For comparison, consider that the entire equivalent C program runs in
.01 sec (when you equalize the number of iterations).  That means that
just running the switch(opcode) statement takes 66 times as long as
all the C code.

All the proposals I've seen for Python optimization are aimed at
general speedups.  That's fine, but a 50% (or even 90%) speedup won't
help much when your code is 500 times slower than it needs to be.  I
don't think that even JIT native code compilation will help much in
this case because of Python's dynamic nature.

I like the approach that the Perl Inline module takes where you can
put C code directly inline with your Perl code and the Inline module
compiles and caches the C code automatically.  However the fact that
it's C (with all of its safety and portability problems) and the fact
that it relies on a C compiler to be properly installed and accessible
make this approach unappealing for general use.
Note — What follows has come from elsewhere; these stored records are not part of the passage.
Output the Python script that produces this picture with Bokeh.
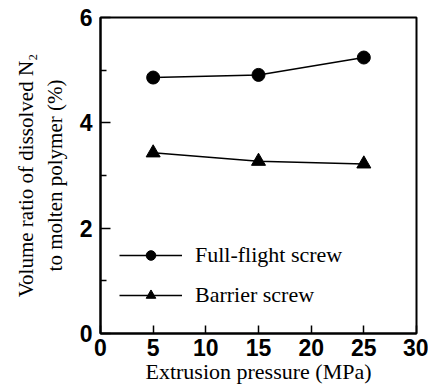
from bokeh.plotting import figure
from bokeh.models import FixedTicker, Legend, LegendItem, Range1d
from bokeh.embed import file_html
from bokeh.resources import INLINE

pressure = [5, 15, 25]
full_flight = [4.86, 4.91, 5.24]
barrier = [3.43, 3.27, 3.22]
x_ticks = [0, 5, 10, 15, 20, 25, 30]
y_ticks = [0, 2, 4, 6]
y_minor = [1, 3, 5]

p = figure(width=428, height=392, output_backend="svg", toolbar_location=None,
           x_range=Range1d(0, 30), y_range=Range1d(0, 6),
           min_border_left=100, min_border_right=12, min_border_top=17, min_border_bottom=59)
p.grid.visible = False
p.outline_line_color = "black"
p.outline_line_width = 2

l1 = p.line(pressure, full_flight, line_color="black", line_width=1.5)
s1 = p.scatter(pressure, full_flight, marker="circle", size=13, fill_color="black", line_color="black")
l2 = p.line(pressure, barrier, line_color="black", line_width=1.5)
s2 = p.scatter(pressure, barrier, marker="triangle", size=14, fill_color="black", line_color="black")

tick_font = "'Liberation Sans Narrow', 'Liberation Sans', sans-serif"
serif_font = "'Liberation Serif', 'Times New Roman', serif"
for ax in (p.xaxis[0], p.yaxis[0]):
    ax.axis_line_width = 2
    ax.axis_line_color = "black"
    ax.major_tick_line_width = 1.5
    ax.major_tick_line_color = "black"
    ax.minor_tick_line_width = 1.5
    ax.minor_tick_line_color = "black"
    ax.major_tick_out = 0
    ax.minor_tick_out = 0
    ax.major_label_text_font = tick_font
    ax.major_label_text_font_style = "bold"
    ax.major_label_text_font_size = "23px"
    ax.major_label_text_color = "black"
    ax.axis_label_text_font = serif_font
    ax.axis_label_text_font_style = "normal"
    ax.axis_label_text_color = "black"

p.xaxis.ticker = FixedTicker(ticks=x_ticks)
p.xaxis.major_tick_in = 8
p.xaxis.minor_tick_in = 0
p.xaxis.major_label_standoff = 5
p.xaxis.axis_label = "Extrusion pressure (MPa)"
p.xaxis.axis_label_standoff = 0
p.xaxis.axis_label_text_font_size = "22px"

p.yaxis.ticker = FixedTicker(ticks=y_ticks, minor_ticks=y_minor)
p.yaxis.major_tick_in = 10
p.yaxis.minor_tick_in = 6
p.yaxis.major_label_standoff = 8
p.yaxis.axis_label = "Volume ratio of dissolved N\u2082\nto molten polymer (%)"
p.yaxis.axis_label_standoff = 10
p.yaxis.axis_label_text_font_size = "21px"

legend = Legend(items=[LegendItem(label="Full-flight screw", renderers=[l1, s1]),
                       LegendItem(label="Barrier screw", renderers=[l2, s2])],
                location=(19, 25), glyph_width=63, glyph_height=24, label_height=24,
                spacing=14, padding=0, margin=0, label_standoff=13,
                background_fill_alpha=0, border_line_alpha=0,
                label_text_font=serif_font, label_text_font_size="22px",
                label_text_color="black")
p.add_layout(legend)

open("out.html", "w").write(file_html(p, INLINE))
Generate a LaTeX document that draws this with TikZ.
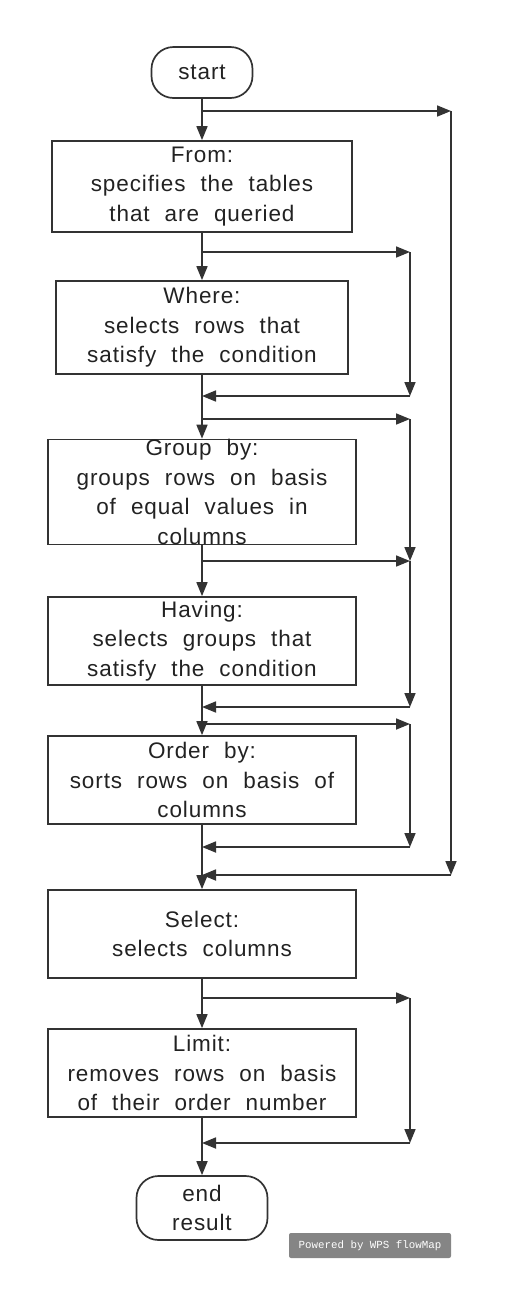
\documentclass[tikz,border=0pt]{standalone}
\usepackage{fontspec}
\setmainfont{Liberation Sans}[LetterSpace=4,WordSpace=2.1]
\newfontfamily\wpsfont{Liberation Mono}
\usetikzlibrary{arrows.meta}
\definecolor{linegray}{HTML}{333333}
\definecolor{textgray}{HTML}{222222}
\definecolor{markgray}{HTML}{858585}

\begin{document}
\begin{tikzpicture}[x=1pt,y=-1pt,
stepnode/.style={draw=linegray, line width=1.7pt, align=center, inner xsep=2pt, inner ysep=0pt,
  text=textgray, font=\fontsize{22.5}{29.5}\selectfont},
endnode/.style={stepnode, rounded corners=22pt},
flow/.style={draw=linegray, line width=1.7pt, -{Triangle[length=14pt,width=11pt]}}]
    \useasboundingbox (0,0) rectangle (512,1302);
    \node [endnode, minimum width=101pt, minimum height=51pt] (start) at (202,72.5) {start};
    \node [stepnode, minimum width=300pt, minimum height=91pt] (from) at (202,186.5)
      {From:\\specifies the tables\\that are queried};
    \node [stepnode, minimum width=292pt, minimum height=93pt] (where) at (202,327.5)
      {Where:\\selects rows that\\satisfy the condition};
    \node [stepnode, minimum width=308pt, minimum height=104pt] (group) at (202,492)
      {Group by:\\groups rows on basis\\of equal values in\\columns};
    \node [stepnode, minimum width=308pt, minimum height=88pt] (having) at (202,641)
      {Having:\\selects groups that\\satisfy the condition};
    \node [stepnode, minimum width=308pt, minimum height=88pt] (order) at (202,780)
      {Order by:\\sorts rows on basis of\\columns};
    \node [stepnode, minimum width=308pt, minimum height=88pt] (select) at (202,934)
      {Select:\\selects columns};
    \node [stepnode, minimum width=308pt, minimum height=88pt] (limit) at (202,1073)
      {Limit:\\removes rows on basis\\of their order number};
    \node [endnode, minimum width=131pt, minimum height=64pt] (end) at (202,1208)
      {end\\result};
    \node [fill=markgray, rounded corners=2pt, minimum width=162pt, minimum height=25pt,
      text=white, font=\wpsfont\fontsize{10.8}{12}\selectfont] (mark) at (370,1245.5)
      {Powered by WPS flowMap};

    \foreach \u/\v in {start/from, from/where, where/group, group/having,
      having/order, order/select, select/limit, limit/end}
      \draw [flow] (\u) -- (\v);

    \coordinate (fromskip) at (202,111);
    \coordinate (fromskipr) at (451,111);
    \coordinate (fromskipd) at (451,875);
    \coordinate (fromskipe) at (202,875);
    \coordinate (whereskip) at (202,252);
    \coordinate (whereskipr) at (410,252);
    \coordinate (whereskipe) at (202,396);
    \coordinate (whereskipd) at (410,396);
    \coordinate (groupskip) at (202,419);
    \coordinate (groupskipr) at (410,419);
    \coordinate (havingskip) at (202,561);
    \coordinate (havingskipr) at (410,561);
    \coordinate (havingskipd) at (410,707);
    \coordinate (havingskipe) at (202,707);
    \coordinate (orderskip) at (202,724);
    \coordinate (orderskipr) at (410,724);
    \coordinate (orderskipd) at (410,847);
    \coordinate (orderskipe) at (202,847);
    \coordinate (limitskip) at (202,998);
    \coordinate (limitskipr) at (410,998);
    \coordinate (limitskipd) at (410,1143);
    \coordinate (limitskipe) at (202,1143);

    \draw [flow] (fromskip) -- (fromskipr);
    \draw [flow] (fromskipr) -- (fromskipd);
    \draw [flow] (fromskipd) -- (fromskipe);
    \draw [flow] (whereskip) -- (whereskipr);
    \draw [flow] (whereskipr) -- (whereskipd);
    \draw [flow] (whereskipd) -- (whereskipe);
    \draw [flow] (groupskip) -- (groupskipr);
    \draw [flow] (groupskipr) -- (havingskipr);
    \draw [flow] (havingskip) -- (havingskipr);
    \draw [flow] (havingskipr) -- (havingskipd);
    \draw [flow] (havingskipd) -- (havingskipe);
    \draw [flow] (orderskip) -- (orderskipr);
    \draw [flow] (orderskipr) -- (orderskipd);
    \draw [flow] (orderskipd) -- (orderskipe);
    \draw [flow] (limitskip) -- (limitskipr);
    \draw [flow] (limitskipr) -- (limitskipd);
    \draw [flow] (limitskipd) -- (limitskipe);
\end{tikzpicture}
\end{document}
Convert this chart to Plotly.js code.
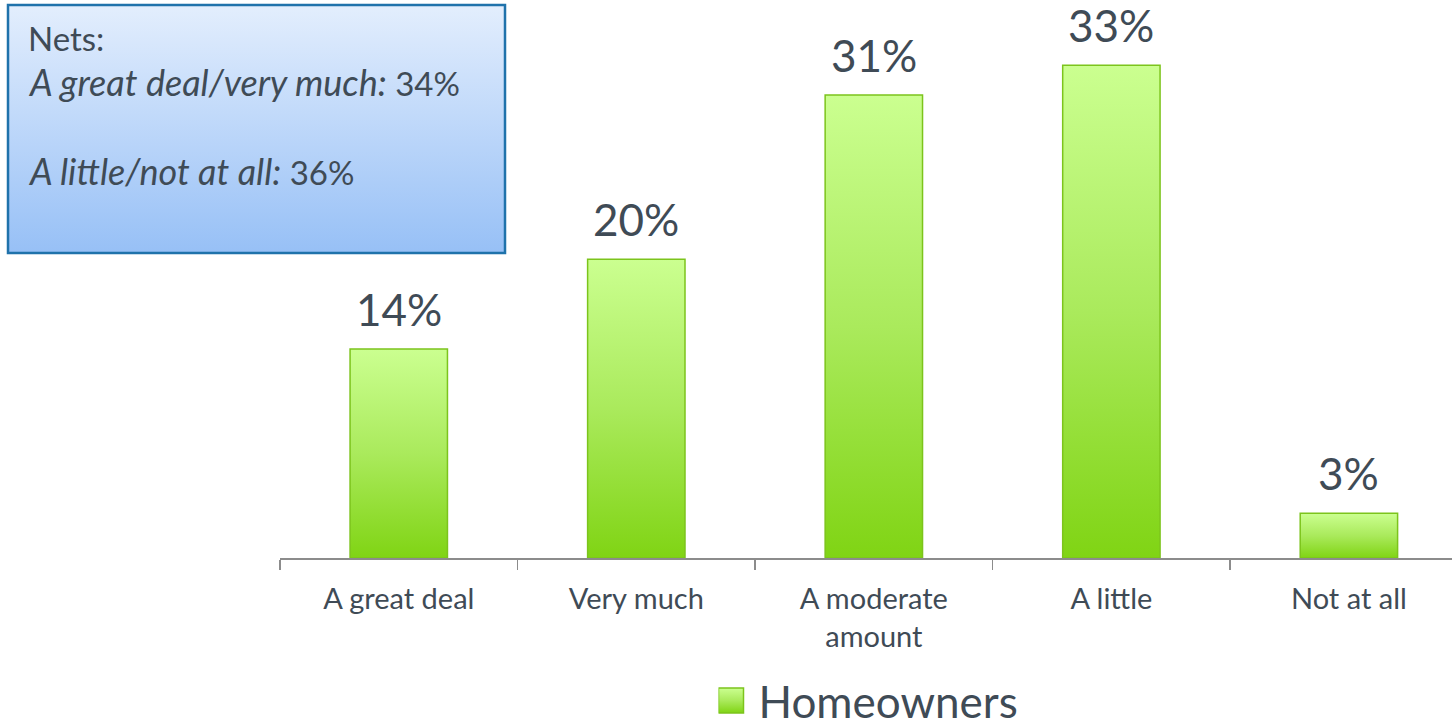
<!DOCTYPE html>
<html>
<head>
<meta charset="utf-8">
<script src="https://cdn.plot.ly/plotly-3.0.1.min.js"></script>
<style>
html,body{margin:0;padding:0;background:#fff;}
#chart{width:1452px;height:727px;}
</style>
</head>
<body>
<div id="chart"></div>
<script>
const categories = ["A great deal", "Very much", "A moderate<br>amount", "A little", "Not at all"];
const homeowners = [14, 20, 31, 33, 3];
const seriesName = "Homeowners";
const netLabels = ["A great deal/very much:", "A little/not at all:"];
const netValues = [34, 36];

const FONT = "Lato, 'Liberation Sans', sans-serif";
const TXT = "#3f4b56";

const trace = {
  type: "bar",
  x: categories,
  y: homeowners,
  name: seriesName,
  marker: {color: "#a6e85a", line: {color: "#7cc41c", width: 1.5}},
  hoverinfo: "skip",
  showlegend: true
};

const annotations = homeowners.map((v, i) => ({
  x: categories[i], y: v, xref: "x", yref: "y",
  text: v + "%", showarrow: false, yanchor: "bottom", yshift: 12,
  font: {family: FONT, size: 44, color: TXT}
}));

// Nets box text
const boxLeft = (8 - 280) / 1172;
const boxRight = (505 - 280) / 1172;
const pxToPaperY = p => (558 - p) / 558;
const textX = (26 - 280) / 1172;
const boxFont = {family: FONT, size: 33, color: TXT};
const ital = s => "<span style=\"font-size:36px\"><i>" + s + "</i></span>";
annotations.push({
  xref: "paper", yref: "paper", x: textX, y: pxToPaperY(38), xanchor: "left", yanchor: "middle",
  text: "Nets:", showarrow: false, font: boxFont
});
annotations.push({
  xref: "paper", yref: "paper", x: textX, y: pxToPaperY(82), xanchor: "left", yanchor: "middle",
  text: ital(netLabels[0]) + " " + netValues[0] + "%", showarrow: false, font: boxFont
});
annotations.push({
  xref: "paper", yref: "paper", x: textX, y: pxToPaperY(171), xanchor: "left", yanchor: "middle",
  text: ital(netLabels[1]) + " " + netValues[1] + "%", showarrow: false, font: boxFont
});

const layout = {
  width: 1452, height: 727,
  margin: {l: 280, r: 0, t: 0, b: 169, autoexpand: false},
  paper_bgcolor: "#ffffff", plot_bgcolor: "#ffffff",
  bargap: 0.59,
  font: {family: FONT, color: TXT},
  xaxis: {
    type: "category", range: [-0.5, 4.434], automargin: false,
    tickson: "boundaries", ticks: "outside", ticklen: 10, tickcolor: "#8c8c8c", tickwidth: 1.5,
    ticklabelstandoff: 14,
    showline: true, linecolor: "#8c8c8c", linewidth: 2, showgrid: false, zeroline: false,
    tickfont: {family: FONT, size: 29, color: TXT}, fixedrange: true
  },
  yaxis: {
    range: [0, 37.37], visible: false, showgrid: false, zeroline: false, fixedrange: true, automargin: false
  },
  shapes: [{
    type: "rect", xref: "paper", yref: "paper",
    x0: boxLeft, x1: boxRight, y0: pxToPaperY(253), y1: pxToPaperY(5),
    line: {color: "#1f72ab", width: 2.5}, fillcolor: "#c0d8f8", layer: "above"
  }],
  annotations: annotations,
  showlegend: true,
  legend: {
    orientation: "h", x: (871 - 280) / 1172, xanchor: "center", y: pxToPaperY(701), yanchor: "middle",
    font: {family: FONT, size: 44, color: TXT}, bgcolor: "rgba(0,0,0,0)"
  }
};

Plotly.newPlot("chart", [trace], layout, {displayModeBar: false, staticPlot: true}).then(gd => {
  const svg = gd.querySelector("svg.main-svg");
  const ns = "http://www.w3.org/2000/svg";
  let defs = svg.querySelector("defs");
  if (!defs) { defs = document.createElementNS(ns, "defs"); svg.insertBefore(defs, svg.firstChild); }
  function grad(id, stops) {
    const g = document.createElementNS(ns, "linearGradient");
    g.setAttribute("id", id);
    g.setAttribute("x1", "0"); g.setAttribute("y1", "0"); g.setAttribute("x2", "0"); g.setAttribute("y2", "1");
    stops.forEach(([o, c]) => {
      const s = document.createElementNS(ns, "stop");
      s.setAttribute("offset", o); s.setAttribute("stop-color", c);
      g.appendChild(s);
    });
    defs.appendChild(g);
  }
  grad("barGrad", [["0", "#cbff90"], ["0.5", "#aaea5c"], ["1", "#80d414"]]);
  grad("boxGrad", [["0", "#e3eefd"], ["1", "#97c0f6"]]);
  gd.querySelectorAll(".barlayer .point path").forEach(p => { p.style.fill = "url(#barGrad)"; });
  gd.querySelectorAll(".legend .legendpoints path").forEach(p => {
    p.style.fill = "url(#barGrad)";
    p.setAttribute("d", "M-12.5,-12.5H12.5V12.5H-12.5Z");
    p.setAttribute("transform", "translate(12.5,0)");
  });
  gd.querySelectorAll(".shapelayer path").forEach(p => { p.style.fill = "url(#boxGrad)"; p.style.fillOpacity = 1; });
});
</script>
</body>
</html>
What I really want is something spiritually equivalent to a portable
inline assembly language with python-ish syntax that generates really
fast native code and seamlessly integrates with python.  I can dream
can't I?

--

As an aside, there's another interesting bottleneck we hit in our
production code.  We're reading a lookup table from a text file (for
doing image display color correction) that consists of 64K lines with
3 integers on each line.  The python code looks something like:

rArray = []
gArray = []
bArray = []
for line in open(lutPath).xreadlines():
    entry = split(line)
    rArray.append(int(entry[0]))
    gArray.append(int(entry[1]))
    bArray.append(int(entry[2]))

There are all kinds of ways to optimize this a little bit, but there
doesn't seem to be a way to make it acceptably fast.
map(int,open(path).read().split()) gets you pretty close, but
deinterleaving is still slow.  The C version ended up being several
hundred times faster.

Brent Burley